* _Stored data_

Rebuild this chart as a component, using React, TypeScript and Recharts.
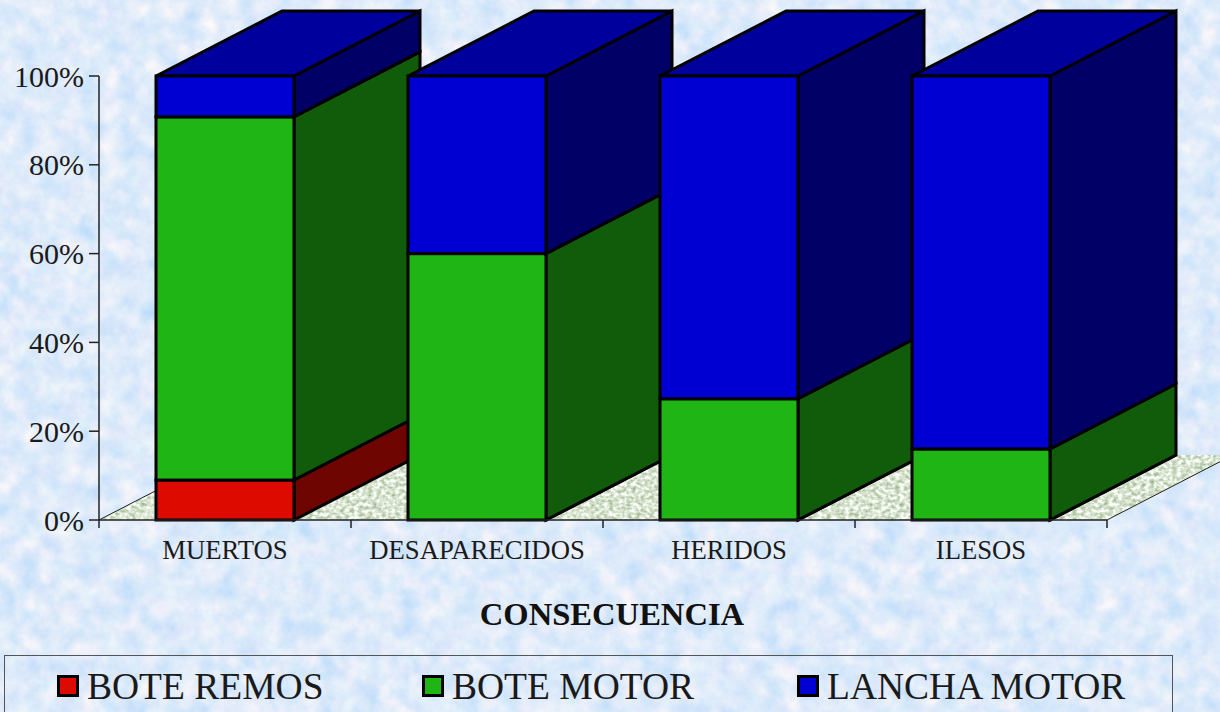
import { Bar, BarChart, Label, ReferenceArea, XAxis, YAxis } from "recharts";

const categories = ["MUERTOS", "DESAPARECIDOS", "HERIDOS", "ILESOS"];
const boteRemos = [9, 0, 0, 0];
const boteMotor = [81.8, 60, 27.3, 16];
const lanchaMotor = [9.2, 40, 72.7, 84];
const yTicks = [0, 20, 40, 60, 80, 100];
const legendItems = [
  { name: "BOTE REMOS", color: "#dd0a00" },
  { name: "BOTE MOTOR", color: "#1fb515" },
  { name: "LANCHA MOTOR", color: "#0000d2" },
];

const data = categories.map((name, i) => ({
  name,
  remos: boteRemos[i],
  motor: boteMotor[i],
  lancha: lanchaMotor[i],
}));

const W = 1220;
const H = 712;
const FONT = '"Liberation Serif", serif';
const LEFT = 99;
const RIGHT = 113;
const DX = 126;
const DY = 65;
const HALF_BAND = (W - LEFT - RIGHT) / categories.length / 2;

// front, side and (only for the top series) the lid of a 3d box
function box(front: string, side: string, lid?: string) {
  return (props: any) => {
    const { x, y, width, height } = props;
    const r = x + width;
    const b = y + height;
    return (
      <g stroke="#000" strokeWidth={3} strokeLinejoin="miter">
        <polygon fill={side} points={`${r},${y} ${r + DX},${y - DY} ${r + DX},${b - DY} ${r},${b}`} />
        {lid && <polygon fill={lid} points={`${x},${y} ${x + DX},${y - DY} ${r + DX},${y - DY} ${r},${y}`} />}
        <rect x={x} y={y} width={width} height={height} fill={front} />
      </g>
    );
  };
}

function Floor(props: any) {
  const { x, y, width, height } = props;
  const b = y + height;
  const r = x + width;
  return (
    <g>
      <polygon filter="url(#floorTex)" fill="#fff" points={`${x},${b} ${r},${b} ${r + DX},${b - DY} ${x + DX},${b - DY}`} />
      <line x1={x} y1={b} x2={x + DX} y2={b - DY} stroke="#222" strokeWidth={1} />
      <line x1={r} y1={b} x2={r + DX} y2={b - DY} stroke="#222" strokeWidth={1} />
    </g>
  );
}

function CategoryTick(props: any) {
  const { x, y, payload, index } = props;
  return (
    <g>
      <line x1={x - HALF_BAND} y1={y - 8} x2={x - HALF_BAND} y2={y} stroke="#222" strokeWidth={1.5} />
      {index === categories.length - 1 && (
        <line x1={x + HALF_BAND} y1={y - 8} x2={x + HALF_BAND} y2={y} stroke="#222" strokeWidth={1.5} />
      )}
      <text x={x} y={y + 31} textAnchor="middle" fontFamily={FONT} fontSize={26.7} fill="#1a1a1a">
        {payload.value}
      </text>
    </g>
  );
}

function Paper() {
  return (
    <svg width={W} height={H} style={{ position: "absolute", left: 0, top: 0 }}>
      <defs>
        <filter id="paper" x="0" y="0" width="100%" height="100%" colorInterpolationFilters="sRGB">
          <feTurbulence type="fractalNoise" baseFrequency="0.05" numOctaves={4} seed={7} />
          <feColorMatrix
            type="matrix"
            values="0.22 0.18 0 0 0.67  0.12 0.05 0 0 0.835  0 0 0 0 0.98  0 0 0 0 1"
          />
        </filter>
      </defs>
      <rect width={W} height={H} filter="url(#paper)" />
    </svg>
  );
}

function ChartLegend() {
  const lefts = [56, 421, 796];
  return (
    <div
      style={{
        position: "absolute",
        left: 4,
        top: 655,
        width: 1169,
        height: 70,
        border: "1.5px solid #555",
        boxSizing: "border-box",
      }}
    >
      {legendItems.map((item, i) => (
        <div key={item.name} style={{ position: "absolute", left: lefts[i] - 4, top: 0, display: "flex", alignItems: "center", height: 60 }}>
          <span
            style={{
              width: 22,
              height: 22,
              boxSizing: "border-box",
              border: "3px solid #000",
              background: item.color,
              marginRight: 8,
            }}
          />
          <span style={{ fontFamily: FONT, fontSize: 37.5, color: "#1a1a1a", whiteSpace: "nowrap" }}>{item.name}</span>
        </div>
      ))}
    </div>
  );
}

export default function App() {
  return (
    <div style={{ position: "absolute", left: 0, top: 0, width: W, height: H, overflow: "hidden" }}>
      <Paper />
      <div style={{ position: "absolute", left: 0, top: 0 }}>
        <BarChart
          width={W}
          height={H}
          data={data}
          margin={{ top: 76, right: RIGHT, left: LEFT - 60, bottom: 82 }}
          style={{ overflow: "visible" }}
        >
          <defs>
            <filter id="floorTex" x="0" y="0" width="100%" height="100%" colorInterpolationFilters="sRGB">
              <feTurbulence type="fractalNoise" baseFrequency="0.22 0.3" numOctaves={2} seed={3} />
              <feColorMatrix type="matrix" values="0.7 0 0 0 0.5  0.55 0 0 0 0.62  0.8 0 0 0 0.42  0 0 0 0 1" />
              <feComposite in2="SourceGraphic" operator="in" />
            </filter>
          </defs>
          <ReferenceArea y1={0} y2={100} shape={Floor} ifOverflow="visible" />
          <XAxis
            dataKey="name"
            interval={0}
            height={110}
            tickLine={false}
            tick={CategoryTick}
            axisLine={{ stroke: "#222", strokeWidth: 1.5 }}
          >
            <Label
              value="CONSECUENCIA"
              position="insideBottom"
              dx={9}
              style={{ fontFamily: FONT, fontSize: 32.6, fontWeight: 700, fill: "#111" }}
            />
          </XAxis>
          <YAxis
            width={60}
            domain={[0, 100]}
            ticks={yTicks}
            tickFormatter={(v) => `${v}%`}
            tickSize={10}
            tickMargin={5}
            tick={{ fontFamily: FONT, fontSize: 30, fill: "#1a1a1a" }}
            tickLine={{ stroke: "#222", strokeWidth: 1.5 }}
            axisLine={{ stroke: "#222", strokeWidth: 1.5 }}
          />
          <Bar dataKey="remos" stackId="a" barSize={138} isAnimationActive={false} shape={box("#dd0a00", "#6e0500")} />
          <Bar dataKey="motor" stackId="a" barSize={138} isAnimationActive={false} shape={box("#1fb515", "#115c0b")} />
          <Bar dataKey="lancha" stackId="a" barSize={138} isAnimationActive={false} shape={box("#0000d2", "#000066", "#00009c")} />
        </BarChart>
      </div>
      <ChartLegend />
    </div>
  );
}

* _Exercise prompt_
Without the pictures, print the whole listing exactly as given.

* _Solution for this task_
Rebuild this chart as a component, using React, TypeScript and Recharts.
import { Bar, BarChart, Label, ReferenceArea, XAxis, YAxis } from "recharts";

const categories = ["MUERTOS", "DESAPARECIDOS", "HERIDOS", "ILESOS"];
const boteRemos = [9, 0, 0, 0];
const boteMotor = [81.8, 60, 27.3, 16];
const lanchaMotor = [9.2, 40, 72.7, 84];
const yTicks = [0, 20, 40, 60, 80, 100];
const legendItems = [
  { name: "BOTE REMOS", color: "#dd0a00" },
  { name: "BOTE MOTOR", color: "#1fb515" },
  { name: "LANCHA MOTOR", color: "#0000d2" },
];

const data = categories.map((name, i) => ({
  name,
  remos: boteRemos[i],
  motor: boteMotor[i],
  lancha: lanchaMotor[i],
}));

const W = 1220;
const H = 712;
const FONT = '"Liberation Serif", serif';
const LEFT = 99;
const RIGHT = 113;
const DX = 126;
const DY = 65;
const HALF_BAND = (W - LEFT - RIGHT) / categories.length / 2;

// front, side and (only for the top series) the lid of a 3d box
function box(front: string, side: string, lid?: string) {
  return (props: any) => {
    const { x, y, width, height } = props;
    const r = x + width;
    const b = y + height;
    return (
      <g stroke="#000" strokeWidth={3} strokeLinejoin="miter">
        <polygon fill={side} points={`${r},${y} ${r + DX},${y - DY} ${r + DX},${b - DY} ${r},${b}`} />
        {lid && <polygon fill={lid} points={`${x},${y} ${x + DX},${y - DY} ${r + DX},${y - DY} ${r},${y}`} />}
        <rect x={x} y={y} width={width} height={height} fill={front} />
      </g>
    );
  };
}

function Floor(props: any) {
  const { x, y, width, height } = props;
  const b = y + height;
  const r = x + width;
  return (
    <g>
      <polygon filter="url(#floorTex)" fill="#fff" points={`${x},${b} ${r},${b} ${r + DX},${b - DY} ${x + DX},${b - DY}`} />
      <line x1={x} y1={b} x2={x + DX} y2={b - DY} stroke="#222" strokeWidth={1} />
      <line x1={r} y1={b} x2={r + DX} y2={b - DY} stroke="#222" strokeWidth={1} />
    </g>
  );
}

function CategoryTick(props: any) {
  const { x, y, payload, index } = props;
  return (
    <g>
      <line x1={x - HALF_BAND} y1={y - 8} x2={x - HALF_BAND} y2={y} stroke="#222" strokeWidth={1.5} />
      {index === categories.length - 1 && (
        <line x1={x + HALF_BAND} y1={y - 8} x2={x + HALF_BAND} y2={y} stroke="#222" strokeWidth={1.5} />
      )}
      <text x={x} y={y + 31} textAnchor="middle" fontFamily={FONT} fontSize={26.7} fill="#1a1a1a">
        {payload.value}
      </text>
    </g>
  );
}

function Paper() {
  return (
    <svg width={W} height={H} style={{ position: "absolute", left: 0, top: 0 }}>
      <defs>
        <filter id="paper" x="0" y="0" width="100%" height="100%" colorInterpolationFilters="sRGB">
          <feTurbulence type="fractalNoise" baseFrequency="0.05" numOctaves={4} seed={7} />
          <feColorMatrix
            type="matrix"
            values="0.22 0.18 0 0 0.67  0.12 0.05 0 0 0.835  0 0 0 0 0.98  0 0 0 0 1"
          />
        </filter>
      </defs>
      <rect width={W} height={H} filter="url(#paper)" />
    </svg>
  );
}

function ChartLegend() {
  const lefts = [56, 421, 796];
  return (
    <div
      style={{
        position: "absolute",
        left: 4,
        top: 655,
        width: 1169,
        height: 70,
        border: "1.5px solid #555",
        boxSizing: "border-box",
      }}
    >
      {legendItems.map((item, i) => (
        <div key={item.name} style={{ position: "absolute", left: lefts[i] - 4, top: 0, display: "flex", alignItems: "center", height: 60 }}>
          <span
            style={{
              width: 22,
              height: 22,
              boxSizing: "border-box",
              border: "3px solid #000",
              background: item.color,
              marginRight: 8,
            }}
          />
          <span style={{ fontFamily: FONT, fontSize: 37.5, color: "#1a1a1a", whiteSpace: "nowrap" }}>{item.name}</span>
        </div>
      ))}
    </div>
  );
}

export default function App() {
  return (
    <div style={{ position: "absolute", left: 0, top: 0, width: W, height: H, overflow: "hidden" }}>
      <Paper />
      <div style={{ position: "absolute", left: 0, top: 0 }}>
        <BarChart
          width={W}
          height={H}
          data={data}
          margin={{ top: 76, right: RIGHT, left: LEFT - 60, bottom: 82 }}
          style={{ overflow: "visible" }}
        >
          <defs>
            <filter id="floorTex" x="0" y="0" width="100%" height="100%" colorInterpolationFilters="sRGB">
              <feTurbulence type="fractalNoise" baseFrequency="0.22 0.3" numOctaves={2} seed={3} />
              <feColorMatrix type="matrix" values="0.7 0 0 0 0.5  0.55 0 0 0 0.62  0.8 0 0 0 0.42  0 0 0 0 1" />
              <feComposite in2="SourceGraphic" operator="in" />
            </filter>
          </defs>
          <ReferenceArea y1={0} y2={100} shape={Floor} ifOverflow="visible" />
          <XAxis
            dataKey="name"
            interval={0}
            height={110}
            tickLine={false}
            tick={CategoryTick}
            axisLine={{ stroke: "#222", strokeWidth: 1.5 }}
          >
            <Label
              value="CONSECUENCIA"
              position="insideBottom"
              dx={9}
              style={{ fontFamily: FONT, fontSize: 32.6, fontWeight: 700, fill: "#111" }}
            />
          </XAxis>
          <YAxis
            width={60}
            domain={[0, 100]}
            ticks={yTicks}
            tickFormatter={(v) => `${v}%`}
            tickSize={10}
            tickMargin={5}
            tick={{ fontFamily: FONT, fontSize: 30, fill: "#1a1a1a" }}
            tickLine={{ stroke: "#222", strokeWidth: 1.5 }}
            axisLine={{ stroke: "#222", strokeWidth: 1.5 }}
          />
          <Bar dataKey="remos" stackId="a" barSize={138} isAnimationActive={false} shape={box("#dd0a00", "#6e0500")} />
          <Bar dataKey="motor" stackId="a" barSize={138} isAnimationActive={false} shape={box("#1fb515", "#115c0b")} />
          <Bar dataKey="lancha" stackId="a" barSize={138} isAnimationActive={false} shape={box("#0000d2", "#000066", "#00009c")} />
        </BarChart>
      </div>
      <ChartLegend />
    </div>
  );
}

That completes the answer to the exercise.